New retaliation rules: What managers need to know
In a landmark ruling, the Supreme Court established a broad national definition of what management actions would be considered illegal “retaliation” under federal anti-discrimination law. (Burlington Northern v. White)
Essentially, the ruling makes it easier for employees to file and win retaliation lawsuits. Legal experts are predicting that employees will file “a flood” of retaliation claims in the coming years to test the high court’s new standard.
What it means to management: It’s more important than ever to treat all employees equally in day-to-day management and discipline. Never try to “get back at” those who file in-house complaints or lawsuits about discrimination, safety or ethics violations.
Be ultra-cautious about the timing of discipline and employment decisions so that that those actions don’t even appear to be retaliation for an employee’s earlier complaint.
That doesn’t mean employees who voice complaints are untouchable. You can still discipline such employees for legitimate performance and behavior problems. Just make sure you’d take the same action with any employee, and document the reasons for your decision.
Before disciplining, ask yourself, “Why am I taking this action now?” If the timing smells of retaliation, a jury may think so, too. Also, ask yourself, “Would I take this action with my best employee?” If not, you could be vulnerable to a retaliation charge.
Final note: Retaliation lawsuits already are on the rise, doubling in the past dozen years.

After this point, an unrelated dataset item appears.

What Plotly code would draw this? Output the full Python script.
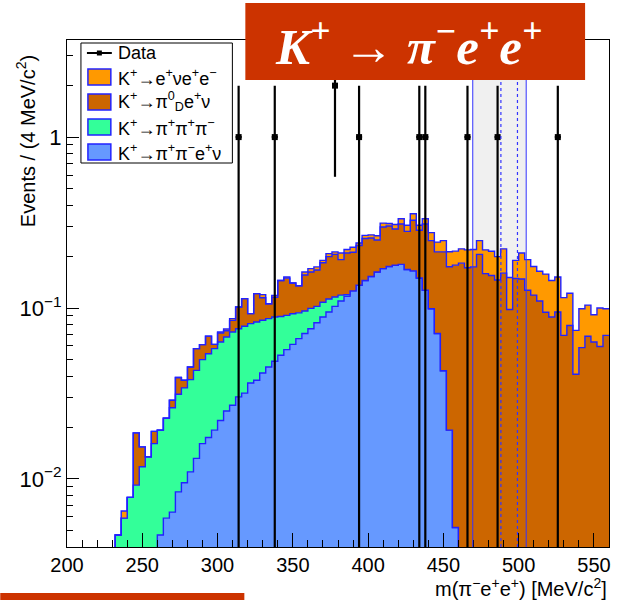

Employees can actually win retaliation claims even if their underlying discrimination lawsuit falls flat.
For example, say an employee sues for sexual harassment but has absolutely no proof and would quickly lose in court. If that employee can prove that her manager retaliated against her for filing the lawsuit—say, by firing her, cutting her pay or transferring her to a more difficult job—then she might win a retaliation lawsuit even if the underlying harassment suit was frivolous.